Ad industry's flexible job options fall short of demand, survey finds

Flexible working: there are misconceptions that it's a 'nice to have'
Flexible working: there are misconceptions that it's a 'nice to have'

Timewise revealed ad industry's proportion of flexible jobs falls short of national average.

The advertising, marketing and PR industries fall behind the national standard in offering flexible working to employees, according to a survey of UK job ads. 

The Flexible Jobs Index, an annual survey by consultancy Timewise, analysed more than five million UK job ads to find out how many offer flexible working. It found that 15% of overall vacancies had flexible working options, compared with just 12% in advertising, marketing and PR. 

This figure is up from last year, when 9% of job vacancies in the communications industries offered flexible options. But it still fails to meet the high demand for flexible jobs in the UK: 87% of employees said they want to work flexibly. 

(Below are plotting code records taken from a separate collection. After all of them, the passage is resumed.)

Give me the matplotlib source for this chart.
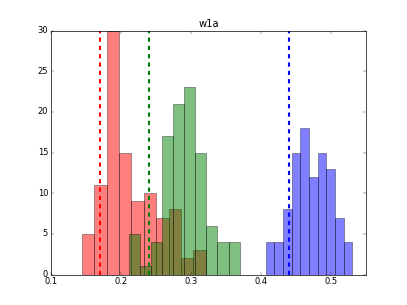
import numpy as np
import matplotlib
matplotlib.use("Agg")
import matplotlib.pyplot as plt

plt.style.use('classic')

title = "w1a"

# histogram bin ranges (x values) and counts
red_range = (0.144, 0.321)
red_counts = [5, 11, 30, 15, 9, 10, 7, 8, 2, 3]
green_range = (0.2113, 0.3693)
green_counts = [5, 1, 4, 17, 21, 23, 15, 6, 4, 4]
blue_range = (0.4065, 0.530)
blue_counts = [4, 4, 8, 15, 18, 12, 15, 13, 7, 4]

# vertical dashed markers
red_mark = 0.17
green_mark = 0.24
blue_mark = 0.44

xlim = (0.1, 0.55)
ylim = (0, 30)

fig = plt.figure(figsize=(8.14, 6.1), dpi=50)
ax = fig.add_subplot(111)

for rng, counts, col in [(red_range, red_counts, 'r'),
                         (green_range, green_counts, 'g'),
                         (blue_range, blue_counts, 'b')]:
    edges = np.linspace(rng[0], rng[1], len(counts) + 1)
    centers = (edges[:-1] + edges[1:]) / 2
    ax.hist(centers, bins=edges, weights=counts, color=col, alpha=0.5)

for x, col in [(red_mark, 'r'), (green_mark, 'g'), (blue_mark, 'b')]:
    ax.axvline(x, color=col, linestyle='--', linewidth=3)

ax.set_xlim(*xlim)
ax.set_ylim(*ylim)
ax.set_title(title)

fig.savefig("out.png", dpi=50)
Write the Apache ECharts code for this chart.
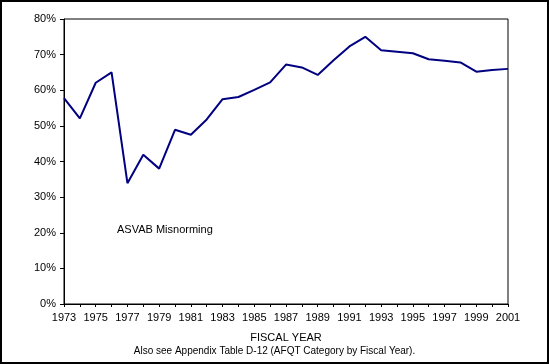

"All the data shows that flexibility is now just as important to candidates as salary," Karen Mattison, co-founder of Timewise, said. "Yet we have a situation where it’s a really opaque job market that leaves candidates to do all the guessing." 

In the communications industry, the chances of finding a flexible job narrow as employees advance, according to the report. People who work flexibly often get "stuck" in their current roles, because there isn’t a flexible jobs market for them to go to, resulting in a lack of career progression or employees missing out on prime candidates. 

A lack of flexibility can also exacerbate issues such as the gender pay gap, Mattison added. 

She continued: "The job market hasn’t caught up with the way people want and need to work. The creative industries in particular need some innovation and creativity in the way they design and advertise jobs.

"Employers are missing a trick. If you lead with flexibility as well as things like salary, you’re tapping into people who otherwise might not be active candidates. It’s all about designing jobs in a clever way that fits the modern worker." 

Many employers still have misconceptions around flexible working, such as the idea that only mothers might want it, Mattison explained. Yet Timewise’s research has shown that "men want it just as much as women, and younger workers want it the most" she said: "We have to break down this idea that flexibility is a ‘nice to have’."

Following the survey, Timewise is seeking nominations for its Power 50 awards, which celebrate successful part-time and flexible workers as well as businesses that prioritise flexible working.